I was just issued a Type D Visa. It expires after 3 months. It does not explicitly mention the requirement to apply for the permit upon arrival. Here is my question: On one hand, I could find pictures online of the old visa design (Green and gray color) and it had/used to have the requirement clearly spelled out on the visa sticker, on the other hand, finding full pictures of the new design (Blue) has been challenging. 
Could you confirm if your Type D visa has the following instruction displayed anywhere on it 
" Carte de sejour a solliciter dans les deux mois suivant l'arrivee" 
Thank you in advance.


----------



## Bevdeforges

It depends on the exact type of visa you have. I believe the OP here has a "passeport talent" visa, which works a little bit differently from the VLS-TS type of visa (i.e. one of those where your validated visa in your passport serves as your residence permit during your first year in France). If your visa states that you must apply for a carte de séjour within the first 2 months after arrival, then you'd best do that. (And it sounds like you also have a passeport talent visa - which requires that you get an actual carte de séjour for use during your first year in France.)


----------



## JohBru

InternationalGuy said:


> I was just issued a Type D Visa. It expires after 3 months. It does not explicitly mention the requirement to apply for the permit upon arrival. Here is my question: On one hand, I could find pictures online of the old visa design (Green and gray color) and it had/used to have the requirement clearly spelled out on the visa sticker, on the other hand, finding full pictures of the new design (Blue) has been challenging.
> Could you confirm if your Type D visa has the following instruction displayed anywhere on it
> " Carte de sejour a solliciter dans les deux mois suivant l'arrivee"
> Thank you in advance.


I am not aware of the existence of old and new visas. Mine looks like this one https://btw-crm-production.s3.amazonaws.com/uploads/bootsy/image/2018/large_France-VISA-labeling.jpg.

There is no " Carte de sejour a solliciter dans les deux mois suivant l'arrivee" printed on my visa. Maybe my original post is confusing: the "procedure" I mentioned isn't printed on the visa. My visa is Passeport Talent (I think my Type D is only meant to allow my entry to France). And this "procedure'' is stated on the official webpage about Passeport Talent.


----------



## InternationalGuy

JohBru said:


> There is no " Carte de sejour a solliciter dans les deux mois suivant l'arrivee" printed on my visa. Maybe my original post is confusing: the "procedure" I mentioned isn't printed on the visa. My visa is Passeport Talent (I think my Type D is only meant to allow my entry to France). And this "procedure'' is stated on the official webpage about Passeport Talent.

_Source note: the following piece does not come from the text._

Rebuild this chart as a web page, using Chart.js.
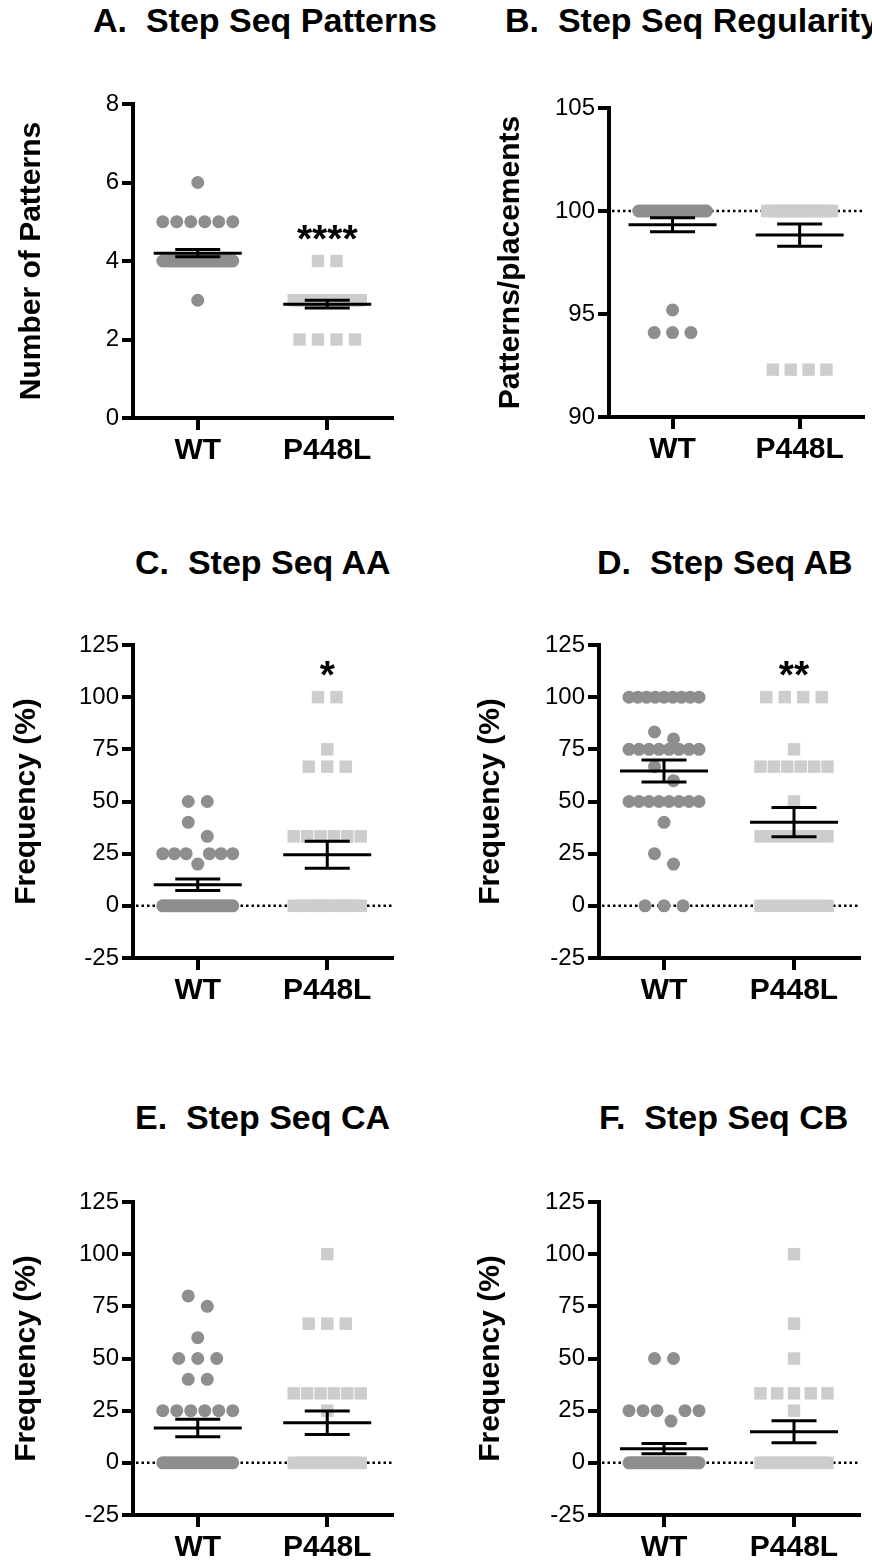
<!DOCTYPE html>
<html><head><meta charset="utf-8">
<script src="https://cdn.jsdelivr.net/npm/chart.js@4.4.1/dist/chart.umd.min.js"></script>
<style>
html,body{margin:0;padding:0;background:#fff;}
body{width:872px;height:1562px;position:relative;overflow:hidden;font-family:"Liberation Sans",Arial,sans-serif;}
canvas{position:absolute;}
.ttl{position:absolute;font-weight:bold;font-size:34px;line-height:34px;white-space:pre;color:#000;}
</style></head><body>
<div class="ttl" style="left:93px;top:3px">A.  Step Seq Patterns</div>
<div class="ttl" style="left:505px;top:3px">B.  Step Seq Regularity</div>
<div class="ttl" style="left:135px;top:545px">C.  Step Seq AA</div>
<div class="ttl" style="left:597px;top:545px">D.  Step Seq AB</div>
<div class="ttl" style="left:135px;top:1100px">E.  Step Seq CA</div>
<div class="ttl" style="left:599px;top:1100px">F.  Step Seq CB</div>
<script>
// ---------- data ----------
const groups = ['WT', 'P448L'];

// A. Number of patterns
const aWtValues = [6, 5, 4, 3];
const aWtCounts = [1, 6, 27, 1];
const aMutValues = [4, 3, 2];
const aMutCounts = [2, 22, 4];
const aMean = [4.2, 2.9];
const aSem = [0.09, 0.1];

// B. Patterns/placements
const bWtValues = [100, 95.2, 94.1];
const bWtCounts = [30, 1, 3];
const bMutValues = [100, 92.3];
const bMutCounts = [22, 4];
const bMean = [99.33, 98.83];
const bSem = [0.34, 0.54];

// C. Frequency AA
const cWtValues = [50, 40, 33.3, 25, 20, 0];
const cWtCounts = [2, 1, 1, 6, 1, 23];
const cMutValues = [100, 75, 66.7, 33.3, 0];
const cMutCounts = [2, 1, 3, 6, 15];
const cMean = [10.1, 24.5];
const cSem = [2.8, 6.5];

// D. Frequency AB
const dWtValues = [100, 83.3, 80, 75, 66.7, 60, 50, 40, 25, 20, 0];
const dWtCounts = [9, 1, 1, 8, 1, 1, 8, 1, 1, 1, 3];
const dMutValues = [100, 75, 66.7, 50, 33.3, 0];
const dMutCounts = [4, 1, 6, 1, 8, 10];
const dMean = [64.6, 40.1];
const dSem = [5.3, 7.0];

// E. Frequency CA
const eWtValues = [80, 75, 60, 50, 40, 25, 0];
const eWtCounts = [1, 1, 1, 3, 2, 6, 21];
const eMutValues = [100, 66.7, 33.3, 25, 0];
const eMutCounts = [1, 3, 6, 1, 16];
const eMean = [16.7, 19.2];
const eSem = [4.2, 5.6];

// F. Frequency CB
const fWtValues = [50, 25, 20, 0];
const fWtCounts = [2, 5, 1, 27];
const fMutValues = [100, 66.7, 50, 33.3, 25, 0];
const fMutCounts = [1, 1, 1, 5, 1, 18];
const fMean = [6.8, 14.9];
const fSem = [2.5, 5.3];

const yTitles = ['Number of Patterns', 'Patterns/placements', 'Frequency (%)', 'Frequency (%)', 'Frequency (%)', 'Frequency (%)'];
const yMins = [0, 90, -25, -25, -25, -25];
const yMaxs = [8, 105, 125, 125, 125, 125];
const ySteps = [2, 5, 25, 25, 25, 25];
const refLines = [null, 100, 0, 0, 0, 0];
const sigLabels = ['****', '', '*', '**', '', ''];

// ---------- layout (pixels) ----------
const FONT = '"Liberation Sans", Arial, sans-serif';
const WT_COLOR = '#8e8e8e';
const MUT_COLOR = '#cdcdcd';
// canvas: left, top, width, height ; area: left, top, right, bottom ; titleX offset
const layouts = [
  {c: [0, 60, 436, 420],    a: [133, 104, 392, 418],   tx: 32},
  {c: [436, 60, 436, 420],  a: [609, 108, 872, 417],   tx: 75},
  {c: [0, 600, 436, 420],   a: [133, 645, 392, 958],   tx: 27},
  {c: [436, 600, 436, 420], a: [599, 645, 859, 958],   tx: 55},
  {c: [0, 1160, 436, 402],  a: [133, 1202, 392, 1515], tx: 27},
  {c: [436, 1160, 436, 402],a: [599, 1202, 859, 1515], tx: 55}
];

const panelData = [
  [aWtValues, aWtCounts, aMutValues, aMutCounts, aMean, aSem],
  [bWtValues, bWtCounts, bMutValues, bMutCounts, bMean, bSem],
  [cWtValues, cWtCounts, cMutValues, cMutCounts, cMean, cSem],
  [dWtValues, dWtCounts, dMutValues, dMutCounts, dMean, dSem],
  [eWtValues, eWtCounts, eMutValues, eMutCounts, eMean, eSem],
  [fWtValues, fWtCounts, fMutValues, fMutCounts, fMean, fSem]
];

// Beeswarm layout: points whose values are close (within binPx) share a row,
// spread symmetrically; crowded rows are squeezed into maxSpan.
function swarm(values, counts, pyu, spacing, maxSpan, binPx) {
  const pts = [];
  values.forEach((v, i) => { for (let k = 0; k < counts[i]; k++) pts.push({v: v, n: counts[i]}); });
  pts.sort((p, q) => q.v - p.v);
  const out = [];
  let i = 0;
  while (i < pts.length) {
    const top = pts[i].v;
    const bin = [];
    while (i < pts.length && (top - pts[i].v) * pyu < binPx) { bin.push(pts[i]); i++; }
    const k = bin.length;
    const s = k > 1 ? Math.min(spacing, maxSpan / (k - 1)) : 0;
    const slots = [];
    for (let j = 0; j < k; j++) slots.push((j - (k - 1) / 2) * s);
    slots.sort((p, q) => (Math.abs(p) - Math.abs(q)) || (q - p));
    bin.sort((p, q) => (p.n - q.n) || (p.v - q.v));
    bin.forEach((p, j) => out.push({dx: slots[j], v: p.v}));
  }
  return out;
}

const decoPlugin = {
  id: 'deco',
  beforeDatasetsDraw(chart, args, o) {
    if (o.ref === null || o.ref === undefined) return;
    const ctx = chart.ctx, a = chart.chartArea, y = chart.scales.y;
    const py = y.getPixelForValue(o.ref);
    ctx.save();
    ctx.strokeStyle = '#000'; ctx.lineWidth = 2.5; ctx.setLineDash([2.5, 3]);
    ctx.beginPath(); ctx.moveTo(a.left + 3, py); ctx.lineTo(a.right, py); ctx.stroke();
    ctx.restore();
  },
  afterDatasetsDraw(chart, args, o) {
    const ctx = chart.ctx, x = chart.scales.x, y = chart.scales.y;
    ctx.save();
    ctx.strokeStyle = '#000'; ctx.lineWidth = 3;
    o.mean.forEach((m, i) => {
      const cx = x.getPixelForValue(i);
      const pm = y.getPixelForValue(m);
      const ph = y.getPixelForValue(m + o.sem[i]);
      const pl = y.getPixelForValue(m - o.sem[i]);
      ctx.beginPath();
      ctx.moveTo(cx - 44, pm); ctx.lineTo(cx + 44, pm);
      ctx.moveTo(cx - 22.5, ph); ctx.lineTo(cx + 22.5, ph);
      ctx.moveTo(cx - 22.5, pl); ctx.lineTo(cx + 22.5, pl);
      ctx.moveTo(cx, ph); ctx.lineTo(cx, pl);
      ctx.stroke();
    });
    if (o.sig) {
      const topVal = Math.max.apply(null, o.sigOver);
      ctx.fillStyle = '#000';
      ctx.font = 'bold 39px ' + FONT;
      ctx.textAlign = 'center'; ctx.textBaseline = 'alphabetic';
      ctx.fillText(o.sig, x.getPixelForValue(1), y.getPixelForValue(topVal) - 31 + 22);
    }
    ctx.restore();
  }
};

Chart.defaults.font.family = FONT;

layouts.forEach((L, idx) => {
  const [wtV, wtC, muV, muC, mean, sem] = panelData[idx];
  const [cl, ct, cw, ch] = L.c;
  const [al, at, ar, ab] = L.a;
  const cv = document.createElement('canvas');
  cv.width = cw; cv.height = ch;
  cv.style.left = cl + 'px'; cv.style.top = ct + 'px';
  cv.style.width = cw + 'px'; cv.style.height = ch + 'px';
  document.body.appendChild(cv);

  const pxX = (ar - al) / 2;
  const pyu = (ab - at) / (yMaxs[idx] - yMins[idx]);
  const wtPts = swarm(wtV, wtC, pyu, 19, 70, 15).map(o => ({x: 0 + o.dx / pxX, y: o.v}));
  const muPts = swarm(muV, muC, pyu, 18.5, 67, 15).map(o => ({x: 1 + o.dx / pxX, y: o.v}));

  new Chart(cv, {
    type: 'scatter',
    data: {
      datasets: [
        {label: groups[0], data: wtPts, pointStyle: 'circle', pointRadius: 6.5,
         backgroundColor: WT_COLOR, pointBackgroundColor: WT_COLOR, pointBorderWidth: 0, borderWidth: 0, clip: false},
        {label: groups[1], data: muPts, pointStyle: 'rect', pointRadius: 8.8,
         backgroundColor: MUT_COLOR, pointBackgroundColor: MUT_COLOR, pointBorderWidth: 0, borderWidth: 0, clip: false}
      ]
    },
    options: {
      responsive: false, devicePixelRatio: 1, animation: false, events: [],
      layout: {padding: {top: at - ct, right: cl + cw - ar, left: 0, bottom: 0}},
      plugins: {
        legend: {display: false}, tooltip: {enabled: false},
        deco: {ref: refLines[idx], mean: mean, sem: sem, sig: sigLabels[idx], sigOver: muV}
      },
      scales: {
        x: {
          type: 'linear', min: -0.5, max: 1.5,
          afterBuildTicks: s => { s.ticks = [{value: 0}, {value: 1}]; },
          afterFit: s => { s.height = ct + ch - ab; },
          ticks: {callback: v => groups[Math.round(v)], autoSkip: false, maxRotation: 0,
                  color: '#000', padding: 3, font: {size: 30, weight: 'bold', lineHeight: 1.2}},
          grid: {display: true, drawOnChartArea: false, drawTicks: true, tickLength: 12,
                 tickWidth: 4, tickColor: '#000', color: '#000', lineWidth: 4},
          border: {display: true, width: 4, color: '#000'}
        },
        y: {
          type: 'linear', min: yMins[idx], max: yMaxs[idx],
          afterFit: s => { s.width = al - cl; },
          ticks: {stepSize: ySteps[idx], color: '#000', padding: 3, font: {size: 24}},
          grid: {display: true, drawOnChartArea: false, drawTicks: true, tickLength: 11,
                 tickWidth: 4, tickColor: '#000', color: '#000', lineWidth: 4},
          border: {display: true, width: 4, color: '#000'},
          title: {display: true, text: yTitles[idx], color: '#000',
                  font: {size: 30, weight: 'bold', lineHeight: 1},
                  padding: {top: L.tx - 15, bottom: 0}}
        }
      }
    },
    plugins: [decoPlugin]
  });
});
</script>
</body></html>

Thank you for taking the time to reply, I too know the procedure but the previous design looked like this one 








French Schengen Visa Close Up Stock Image - Image of french, dirty: 108272277


Photo about French and european schengen visa stamp on passport and immigration stamps close up and white background. Image of french, dirty, international - 108272277




www.dreamstime.com





Therefore I am able to stress less now : ) good luck to us all!


----------



## Bevdeforges

I don't believe that is an official website for visas - it appears to be a photo image site. And what it is showing is alleged to be a "Schengen visa" - which is the 3 month tourist visa (which has no registration requirement because there is no titre de séjour associated with it). Note, too, the date on the "visa" - from 2010. Lots of stuff has changed in the last 12 years regarding visas.


----------